Attorney-Client Relationships in the Metaverse
By Matthew C. Welnicki and Michael P. Dickman
September 6, 2022
Matthew C. Welnicki is a partner at Kenney & Sams, P.C. He is a member of its business litigation team and represents clients before and during litigation, on appeal and through sensitive investigations. [email protected]
Michael P. Dickman is a litigator and counselor at Kenney & Sams, P.C. He focuses his practice on business, construction and insurance disputes. [email protected]
Published in Today's General Counsel, September 2022
As commerce extends in the metaverse, the legal profession will need to keep pace. Lawyers and firms have already established a presence in these virtual worlds. Time will tell whether this proves to be a viable platform for legal engagements or simply a marketing tool. But companies that choose to test the waters and engage counsel in the metaverse should be mindful of certain issues. Lawyers and law firms must be mindful as well.
Regarding the formation of the attorney-client relationship, the focus remains whether both sides agree to the relationship. But there are important details to consider, such as the scope of the representation, rates and dispute resolution provisions. It is possible for a smart contract to memorialize a relationship; the retainer and fees might be paid in value-fluctuating cryptocurrency. Blockchain technology might be used. Companies and their legal departments must become familiar with such technology, and ensure that attorneys they hire virtually are equally well versed. What might be an effective tool to connect lawyers and clients might not be the best vehicle for formalizing the relationship.
Companies must also be mindful about communications. Virtual and electronic communications can take many forms. Not all are secure. Questions might arise whether DMs, chats and other informal methods of communication will be protected. The medium’s security and the parties’ reasonable privacy expectations must be considered. It is not just the protection of the attorney-client privilege at issue but also the preservation of communications and information that clients and attorneys share.
People’s expectations and understanding can be different when they are navigating a virtual world. Therefore, businesses (and attorneys) might want to consider supplementing their metaverse interactions with face-to-face meetings and traditional forms of communications. The terms of the relationship should be clear and well documented. Even if the attorney and client meet in the metaverse, it might be best to then move to the real world to establish the relationship and its parameters. The metaverse would still be there as another tool. Most importantly, both sides must understand and appreciate the technology they are using. That technology has limitations and is consistently evolving.
Even without a “Metaverse Rules of Professional Conduct,” there are places to look for guidance if a virtual legal relationship breaks down. The American Bar Association Model Rules, for example, address multi-jurisdictional practices, formation and scope of the relationship, and confidentiality (Rules 5.5, 1.2 and 1.6.). There are also broad catch-all provisions to ensure that the intent is not lost due to a lack of specificity (e.g., Rule 8.4).
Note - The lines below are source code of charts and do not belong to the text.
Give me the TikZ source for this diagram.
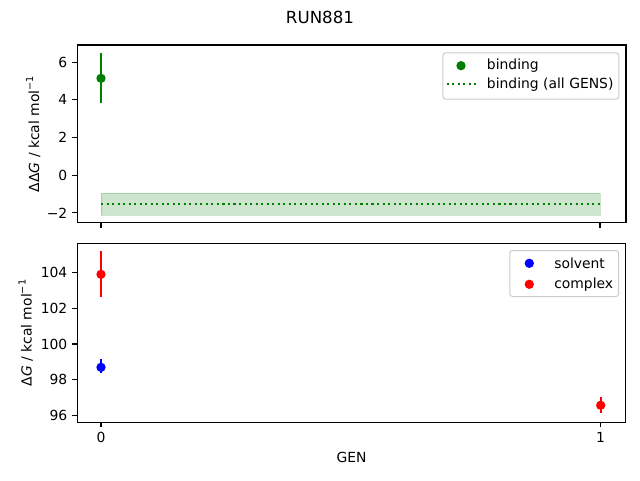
\documentclass[tikz,border=0pt]{standalone}
\usepackage{fontspec}
\setmainfont{DejaVu Sans}
\definecolor{mplgreen}{RGB}{0,128,0}
\definecolor{mplblue}{RGB}{0,0,255}
\definecolor{mplred}{RGB}{255,0,0}
\definecolor{legedge}{RGB}{204,204,204}
\newcommand{\fsz}{\fontsize{10.42pt}{12pt}\selectfont}
\newcommand{\tsz}{\fontsize{12.5pt}{14pt}\selectfont}
\newcommand{\supm}[1]{\raisebox{0.42em}{\fontsize{7.3pt}{8pt}\selectfont #1}}
\begin{document}
\begin{tikzpicture}[x=0.75pt,y=-0.75pt,
  every node/.style={inner sep=0pt,font=\fsz},
  spine/.style={line width=0.83pt,black},
  tickmark/.style={line width=0.83pt,black},
  errbar/.style={line width=1.56pt},
  legframe/.style={draw=legedge,line width=0.75pt,fill=white,rounded corners=2.1pt},
  band/.style={fill=mplgreen,fill opacity=0.2,draw=mplgreen,draw opacity=0.2,line width=0.75pt},
  dotline/.style={mplgreen,line width=1.56pt,dash pattern=on 1.56pt off 2.58pt}]
\useasboundingbox (0,0) rectangle (640,480);
\fill[white] (0,0) rectangle (640,480);

% title
\node[font=\tsz] (title) at (320,17) {RUN881};

% ---------- top axes ----------
\fill[band] (101,193.3) rectangle (600,215.3);
\coordinate (dl0) at (101,203.7);
\coordinate (dl1) at (600,203.7);
\draw[dotline] (dl0) -- (dl1);
\coordinate (ea0) at (101,53.3);
\coordinate (ea1) at (101,103.3);
\draw[errbar,mplgreen] (ea0) -- (ea1);
\fill[mplgreen] (101,78.3) circle[radius=3.5pt];

\draw[spine] (77.3,45) rectangle (626,222.7);
\foreach \y/\lab/\nm in {62.2/6/a, 99.8/4/b, 137.5/2/c, 175.2/0/d, 212.9/{−2}/e}{
  \draw[tickmark] (77.3,\y) -- ++(-4.86,0);
  \node[anchor=east] (ty\nm) at (67.6,\y) {\lab};
}
\foreach \x in {101,600}{
  \draw[tickmark] (\x,222.7) -- ++(0,4.86);
}
\node[rotate=90,anchor=base] (ylabtop) at (39,134) {ΔΔ\textit{G} / kcal mol\supm{−1}};

% legend top
\node[legframe,minimum width=132pt,minimum height=34.8pt,anchor=north west] (leg1) at (442.3,52.3) {};
\fill[mplgreen] (461,65.7) circle[radius=3.5pt];
\node[anchor=west] (lbind) at (486.7,65.7) {binding};
\coordinate (ld0) at (446.7,84.3);
\coordinate (ld1) at (476,84.3);
\draw[dotline] (ld0) -- (ld1);
\node[anchor=west] (lbindall) at (486.7,84.3) {binding (all GENS)};

% ---------- bottom axes ----------
\coordinate (eb0) at (101,251);
\coordinate (eb1) at (101,296.7);
\draw[errbar,mplred] (eb0) -- (eb1);
\fill[mplred] (101,274.3) circle[radius=3.5pt];
\coordinate (ec0) at (101,359);
\coordinate (ec1) at (101,373.3);
\draw[errbar,mplblue] (ec0) -- (ec1);
\fill[mplblue] (101,367.3) circle[radius=3.5pt];
\coordinate (ed0) at (600.7,396.7);
\coordinate (ed1) at (600.7,413.3);
\draw[errbar,mplred] (ed0) -- (ed1);
\fill[mplred] (600.7,405.3) circle[radius=3.5pt];

\draw[spine] (77.3,243.3) rectangle (625.5,422.3);
\foreach \y/\lab in {272.7/104, 308.3/102, 344/100, 379.7/98, 415.3/96}{
  \draw[tickmark] (77.3,\y) -- ++(-4.86,0);
  \node[anchor=east] (tb\lab) at (67.6,\y) {\lab};
}
\foreach \x/\lab in {101/0,600.5/1}{
  \draw[tickmark] (\x,422.3) -- ++(0,4.86);
  \node[anchor=north] (tx\lab) at (\x,432) {\lab};
}
\node (xlab) at (351.6,457) {GEN};
\node[rotate=90,anchor=base] (ylabbot) at (31.5,333) {Δ\textit{G} / kcal mol\supm{−1}};

% legend bottom
\node[legframe,minimum width=81.7pt,minimum height=34.5pt,anchor=north west] (leg2) at (509.3,250) {};
\fill[mplblue] (529.3,263.3) circle[radius=3.5pt];
\node[anchor=west] (lsolv) at (554,263.3) {solvent};
\fill[mplred] (529.3,284.3) circle[radius=3.5pt];
\node[anchor=west] (lcomp) at (554,284.3) {complex};
\end{tikzpicture}
\end{document}
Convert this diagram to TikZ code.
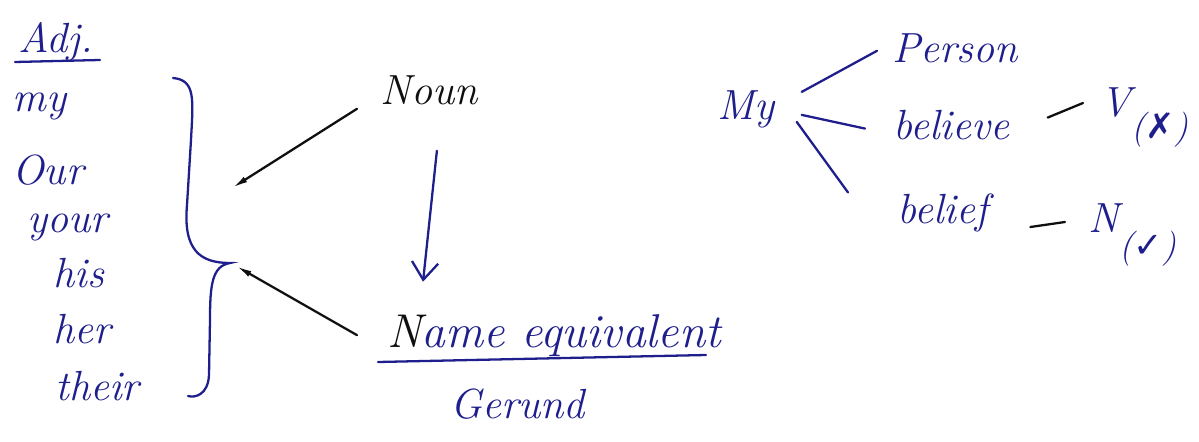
\documentclass[tikz,border=0pt]{standalone}
\usepackage{fontspec}
\newfontfamily\marksfont{DejaVu Sans}
\usepackage{tikz}
\usetikzlibrary{positioning,arrows.meta}
\definecolor{ink}{RGB}{30,30,140}
\definecolor{pencil}{RGB}{15,15,15}
\tikzset{every node/.style={font=\fontsize{24}{28}\selectfont\itshape}}

\begin{document}
\begin{tikzpicture}[
  x=0.02cm, y=-0.02cm,
  word/.style={text=ink, inner sep=0pt, anchor=base west},
  link/.style={draw=ink, line width=1.3pt, line cap=round},
  blackline/.style={draw=pencil, line width=1.3pt, line cap=round},
  nib/.style={-{Latex[length=9pt,width=3.5pt]}},
  downarrow/.style={-{Straight Barb[length=10pt,width=15pt]}}
]
\useasboundingbox (0,0) rectangle (1199,442);

% left column
\node[word] (adj) at (18,53) {Adj.};
\draw[link] (adj.base west) ++(-3,9) -- ++(85,-2);
\node[word] (my) at (12,112) {my};
\node[word] (our) at (12,185) {Our};
\node[word] (your) at (27,233) {your};
\node[word] (his) at (53,287) {his};
\node[word] (her) at (53,343) {her};
\node[word] (their) at (55,400) {their};

% brace
\draw[link] (173,78) .. controls (196,80) and (193,100) .. (191,140)
  -- (187,205) .. controls (183,250) and (200,263) .. (230,263)
  .. controls (212,266) and (210,285) .. (210,320)
  -- (209,375) .. controls (208,395) and (195,398) .. (188,396);
\coordinate (upend) at (232,188);
\coordinate (lowend) at (236,266);

% middle
\node[word, text=pencil] (noun) at (380,105) {Noun};
\node[word, font=\fontsize{27}{30}\selectfont\itshape] (name) at (387,347) {\textcolor{pencil}{N}ame equivalent};
\node[word] (gerund) at (450,418) {Gerund};
\draw[link] ([shift={(-9,15)}]name.base west) -- ([shift={(-15,8)}]name.base east);

\draw[blackline, nib] ([shift={(-23,18)}]noun.west) -- (upend);
\draw[blackline, nib] ([shift={(-30,0)}]name.west) -- (lowend);
\draw[link, downarrow] ([shift={(8,45)}]noun.south) -- ([shift={(-131,-32)}]name.north);

% right side
\node[word] (My) at (717,120) {My};
\node[word] (person) at (892,63) {Person};
\node[word] (believe) at (893,140) {believe};
\node[word] (belief) at (897,223) {belief};
\node[word] (vmark) at (1100,117) {V\fontsize{20}{22}\selectfont\raisebox{-12pt}{({\marksfont ✗})}};
\node[word] (nmark) at (1088,233) {N\fontsize{20}{22}\selectfont\raisebox{-14pt}{({\marksfont ✓})}};

\draw[link] ([shift={(27,-18)}]My.east) -- ([shift={(-15,2)}]person.west);
\draw[link] ([shift={(27,5)}]My.east) -- ([shift={(-28,3)}]believe.west);
\draw[link] ([shift={(22,12)}]My.east) -- ([shift={(-49,-20)}]belief.west);
\draw[blackline] ([shift={(38,-8)}]believe.east) -- ([shift={(-17,-14)}]vmark.base west);
\draw[blackline] ([shift={(42,4)}]belief.base east) -- ([shift={(-23,-11)}]nmark.base west);
\end{tikzpicture}
\end{document}
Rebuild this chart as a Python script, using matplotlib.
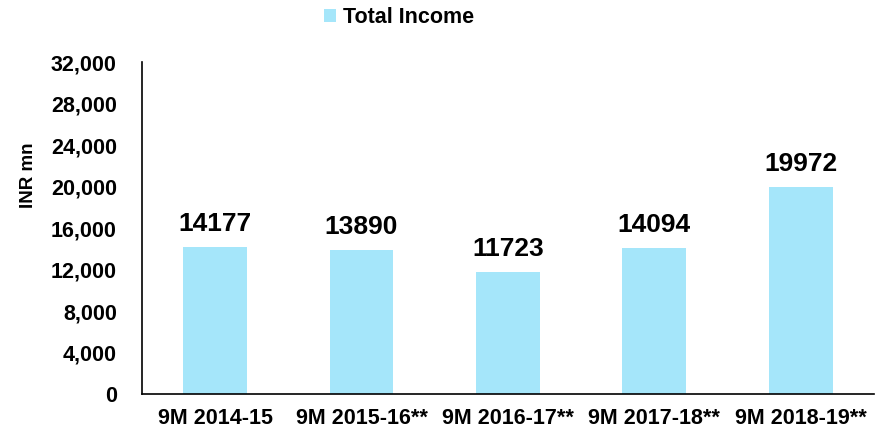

Legislatures have shown their willingness to promote the execution of contracts through electronic means, and courts are not unfamiliar with disputes about whether electronic communications are privileged. The biggest challenge might be determining the best jurisdiction and forum in which to seek help.
The metaverse is an intriguing environment in which business can engage in commerce and interact with outside counsel. At the same time, businesses and their counsel should not jump into these virtual worlds without considering all the traditional issues in this new context. Remember, social media was once a new concept too.